RECORDS SHOWN.
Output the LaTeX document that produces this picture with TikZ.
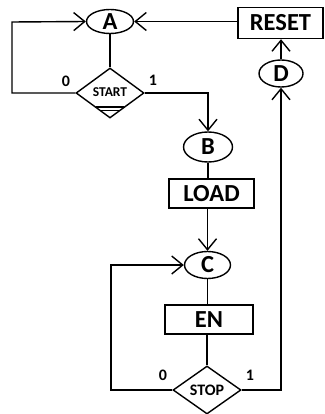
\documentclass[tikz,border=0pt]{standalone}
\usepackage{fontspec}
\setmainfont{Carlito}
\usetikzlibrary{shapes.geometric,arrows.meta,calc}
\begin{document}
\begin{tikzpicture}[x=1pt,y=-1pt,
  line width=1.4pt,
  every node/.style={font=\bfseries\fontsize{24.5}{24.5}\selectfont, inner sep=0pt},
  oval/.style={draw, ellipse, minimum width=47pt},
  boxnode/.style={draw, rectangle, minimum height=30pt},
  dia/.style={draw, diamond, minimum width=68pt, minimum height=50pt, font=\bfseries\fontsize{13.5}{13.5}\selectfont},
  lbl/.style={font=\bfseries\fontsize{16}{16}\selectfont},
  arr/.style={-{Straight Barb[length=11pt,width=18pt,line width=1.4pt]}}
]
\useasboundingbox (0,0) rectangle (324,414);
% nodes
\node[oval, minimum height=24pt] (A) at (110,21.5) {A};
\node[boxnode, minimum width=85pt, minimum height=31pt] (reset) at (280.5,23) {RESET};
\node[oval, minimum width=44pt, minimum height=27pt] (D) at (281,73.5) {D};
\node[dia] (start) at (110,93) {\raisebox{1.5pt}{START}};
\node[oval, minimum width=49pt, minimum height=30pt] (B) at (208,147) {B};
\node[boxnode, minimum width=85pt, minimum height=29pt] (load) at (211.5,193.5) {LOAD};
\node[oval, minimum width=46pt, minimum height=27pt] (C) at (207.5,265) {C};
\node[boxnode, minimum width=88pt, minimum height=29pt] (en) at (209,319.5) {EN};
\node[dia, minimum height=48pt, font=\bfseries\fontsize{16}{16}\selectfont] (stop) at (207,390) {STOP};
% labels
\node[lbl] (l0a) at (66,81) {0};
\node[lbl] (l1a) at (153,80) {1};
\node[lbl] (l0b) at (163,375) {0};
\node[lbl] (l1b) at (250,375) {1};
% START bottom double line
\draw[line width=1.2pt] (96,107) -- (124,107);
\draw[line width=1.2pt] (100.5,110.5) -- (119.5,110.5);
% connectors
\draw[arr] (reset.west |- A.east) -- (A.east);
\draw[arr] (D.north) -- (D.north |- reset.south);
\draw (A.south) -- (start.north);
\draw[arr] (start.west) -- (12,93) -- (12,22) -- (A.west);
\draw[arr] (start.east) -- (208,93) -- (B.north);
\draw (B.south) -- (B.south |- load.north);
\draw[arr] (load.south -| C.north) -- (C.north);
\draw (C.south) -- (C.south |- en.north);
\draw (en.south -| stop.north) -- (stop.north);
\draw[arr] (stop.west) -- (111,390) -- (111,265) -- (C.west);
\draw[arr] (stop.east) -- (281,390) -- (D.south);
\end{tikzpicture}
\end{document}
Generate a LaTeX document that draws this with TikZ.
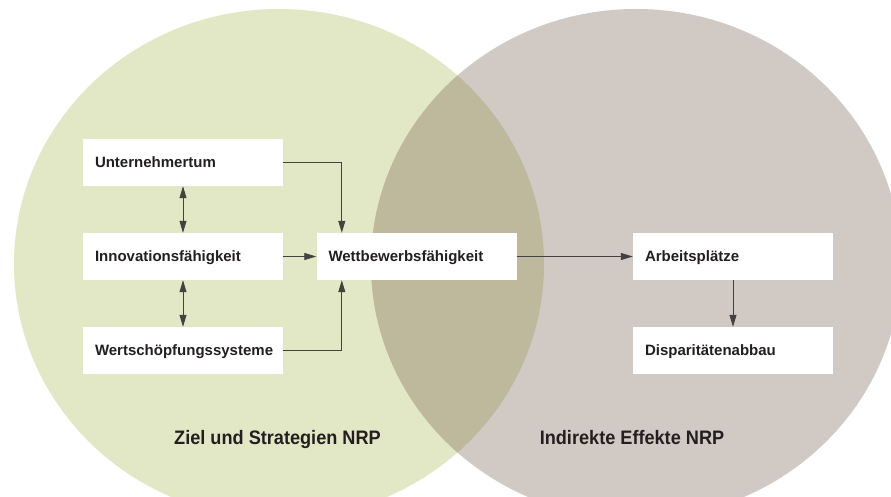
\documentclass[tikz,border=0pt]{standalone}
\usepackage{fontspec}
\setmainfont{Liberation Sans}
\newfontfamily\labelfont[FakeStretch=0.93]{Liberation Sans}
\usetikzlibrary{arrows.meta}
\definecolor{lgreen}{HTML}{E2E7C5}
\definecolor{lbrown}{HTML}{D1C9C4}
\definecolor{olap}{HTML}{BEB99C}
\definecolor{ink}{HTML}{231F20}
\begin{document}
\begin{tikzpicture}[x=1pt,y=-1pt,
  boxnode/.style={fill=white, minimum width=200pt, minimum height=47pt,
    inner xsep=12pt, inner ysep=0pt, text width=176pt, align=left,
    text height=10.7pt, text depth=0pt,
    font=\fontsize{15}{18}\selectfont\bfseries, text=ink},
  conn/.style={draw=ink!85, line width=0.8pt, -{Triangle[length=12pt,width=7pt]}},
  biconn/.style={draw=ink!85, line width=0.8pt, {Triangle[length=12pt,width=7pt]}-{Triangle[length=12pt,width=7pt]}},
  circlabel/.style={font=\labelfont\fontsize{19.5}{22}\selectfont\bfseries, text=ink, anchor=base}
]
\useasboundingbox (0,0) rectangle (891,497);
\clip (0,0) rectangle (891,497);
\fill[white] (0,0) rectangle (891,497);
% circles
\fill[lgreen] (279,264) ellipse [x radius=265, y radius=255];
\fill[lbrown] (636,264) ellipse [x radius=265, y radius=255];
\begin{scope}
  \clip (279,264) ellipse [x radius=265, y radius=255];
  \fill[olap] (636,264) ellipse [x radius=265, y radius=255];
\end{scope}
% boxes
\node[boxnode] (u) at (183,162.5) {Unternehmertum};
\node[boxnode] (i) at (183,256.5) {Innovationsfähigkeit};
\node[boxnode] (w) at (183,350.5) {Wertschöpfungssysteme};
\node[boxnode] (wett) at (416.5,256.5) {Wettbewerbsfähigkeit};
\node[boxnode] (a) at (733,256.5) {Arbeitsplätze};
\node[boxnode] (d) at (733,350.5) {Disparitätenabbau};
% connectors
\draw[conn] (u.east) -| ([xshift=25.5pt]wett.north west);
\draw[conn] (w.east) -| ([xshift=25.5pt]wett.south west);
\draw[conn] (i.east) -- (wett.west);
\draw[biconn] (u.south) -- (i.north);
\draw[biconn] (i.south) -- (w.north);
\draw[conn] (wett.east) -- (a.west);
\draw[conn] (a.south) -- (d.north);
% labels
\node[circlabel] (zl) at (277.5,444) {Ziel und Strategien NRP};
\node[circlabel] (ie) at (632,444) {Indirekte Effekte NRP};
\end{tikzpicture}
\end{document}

SHORT PROBLEM.
Extract every line of the data exactly; pictures stay out.

THE ANSWER.
Output the LaTeX document that produces this picture with TikZ.
\documentclass[tikz,border=0pt]{standalone}
\usepackage{fontspec}
\setmainfont{Carlito}
\usetikzlibrary{shapes.geometric,arrows.meta,calc}
\begin{document}
\begin{tikzpicture}[x=1pt,y=-1pt,
  line width=1.4pt,
  every node/.style={font=\bfseries\fontsize{24.5}{24.5}\selectfont, inner sep=0pt},
  oval/.style={draw, ellipse, minimum width=47pt},
  boxnode/.style={draw, rectangle, minimum height=30pt},
  dia/.style={draw, diamond, minimum width=68pt, minimum height=50pt, font=\bfseries\fontsize{13.5}{13.5}\selectfont},
  lbl/.style={font=\bfseries\fontsize{16}{16}\selectfont},
  arr/.style={-{Straight Barb[length=11pt,width=18pt,line width=1.4pt]}}
]
\useasboundingbox (0,0) rectangle (324,414);
% nodes
\node[oval, minimum height=24pt] (A) at (110,21.5) {A};
\node[boxnode, minimum width=85pt, minimum height=31pt] (reset) at (280.5,23) {RESET};
\node[oval, minimum width=44pt, minimum height=27pt] (D) at (281,73.5) {D};
\node[dia] (start) at (110,93) {\raisebox{1.5pt}{START}};
\node[oval, minimum width=49pt, minimum height=30pt] (B) at (208,147) {B};
\node[boxnode, minimum width=85pt, minimum height=29pt] (load) at (211.5,193.5) {LOAD};
\node[oval, minimum width=46pt, minimum height=27pt] (C) at (207.5,265) {C};
\node[boxnode, minimum width=88pt, minimum height=29pt] (en) at (209,319.5) {EN};
\node[dia, minimum height=48pt, font=\bfseries\fontsize{16}{16}\selectfont] (stop) at (207,390) {STOP};
% labels
\node[lbl] (l0a) at (66,81) {0};
\node[lbl] (l1a) at (153,80) {1};
\node[lbl] (l0b) at (163,375) {0};
\node[lbl] (l1b) at (250,375) {1};
% START bottom double line
\draw[line width=1.2pt] (96,107) -- (124,107);
\draw[line width=1.2pt] (100.5,110.5) -- (119.5,110.5);
% connectors
\draw[arr] (reset.west |- A.east) -- (A.east);
\draw[arr] (D.north) -- (D.north |- reset.south);
\draw (A.south) -- (start.north);
\draw[arr] (start.west) -- (12,93) -- (12,22) -- (A.west);
\draw[arr] (start.east) -- (208,93) -- (B.north);
\draw (B.south) -- (B.south |- load.north);
\draw[arr] (load.south -| C.north) -- (C.north);
\draw (C.south) -- (C.south |- en.north);
\draw (en.south -| stop.north) -- (stop.north);
\draw[arr] (stop.west) -- (111,390) -- (111,265) -- (C.west);
\draw[arr] (stop.east) -- (281,390) -- (D.south);
\end{tikzpicture}
\end{document}
Generate a LaTeX document that draws this with TikZ.
\documentclass[tikz,border=0pt]{standalone}
\usepackage{fontspec}
\setmainfont{Liberation Sans}
\newfontfamily\labelfont[FakeStretch=0.93]{Liberation Sans}
\usetikzlibrary{arrows.meta}
\definecolor{lgreen}{HTML}{E2E7C5}
\definecolor{lbrown}{HTML}{D1C9C4}
\definecolor{olap}{HTML}{BEB99C}
\definecolor{ink}{HTML}{231F20}
\begin{document}
\begin{tikzpicture}[x=1pt,y=-1pt,
  boxnode/.style={fill=white, minimum width=200pt, minimum height=47pt,
    inner xsep=12pt, inner ysep=0pt, text width=176pt, align=left,
    text height=10.7pt, text depth=0pt,
    font=\fontsize{15}{18}\selectfont\bfseries, text=ink},
  conn/.style={draw=ink!85, line width=0.8pt, -{Triangle[length=12pt,width=7pt]}},
  biconn/.style={draw=ink!85, line width=0.8pt, {Triangle[length=12pt,width=7pt]}-{Triangle[length=12pt,width=7pt]}},
  circlabel/.style={font=\labelfont\fontsize{19.5}{22}\selectfont\bfseries, text=ink, anchor=base}
]
\useasboundingbox (0,0) rectangle (891,497);
\clip (0,0) rectangle (891,497);
\fill[white] (0,0) rectangle (891,497);
% circles
\fill[lgreen] (279,264) ellipse [x radius=265, y radius=255];
\fill[lbrown] (636,264) ellipse [x radius=265, y radius=255];
\begin{scope}
  \clip (279,264) ellipse [x radius=265, y radius=255];
  \fill[olap] (636,264) ellipse [x radius=265, y radius=255];
\end{scope}
% boxes
\node[boxnode] (u) at (183,162.5) {Unternehmertum};
\node[boxnode] (i) at (183,256.5) {Innovationsfähigkeit};
\node[boxnode] (w) at (183,350.5) {Wertschöpfungssysteme};
\node[boxnode] (wett) at (416.5,256.5) {Wettbewerbsfähigkeit};
\node[boxnode] (a) at (733,256.5) {Arbeitsplätze};
\node[boxnode] (d) at (733,350.5) {Disparitätenabbau};
% connectors
\draw[conn] (u.east) -| ([xshift=25.5pt]wett.north west);
\draw[conn] (w.east) -| ([xshift=25.5pt]wett.south west);
\draw[conn] (i.east) -- (wett.west);
\draw[biconn] (u.south) -- (i.north);
\draw[biconn] (i.south) -- (w.north);
\draw[conn] (wett.east) -- (a.west);
\draw[conn] (a.south) -- (d.north);
% labels
\node[circlabel] (zl) at (277.5,444) {Ziel und Strategien NRP};
\node[circlabel] (ie) at (632,444) {Indirekte Effekte NRP};
\end{tikzpicture}
\end{document}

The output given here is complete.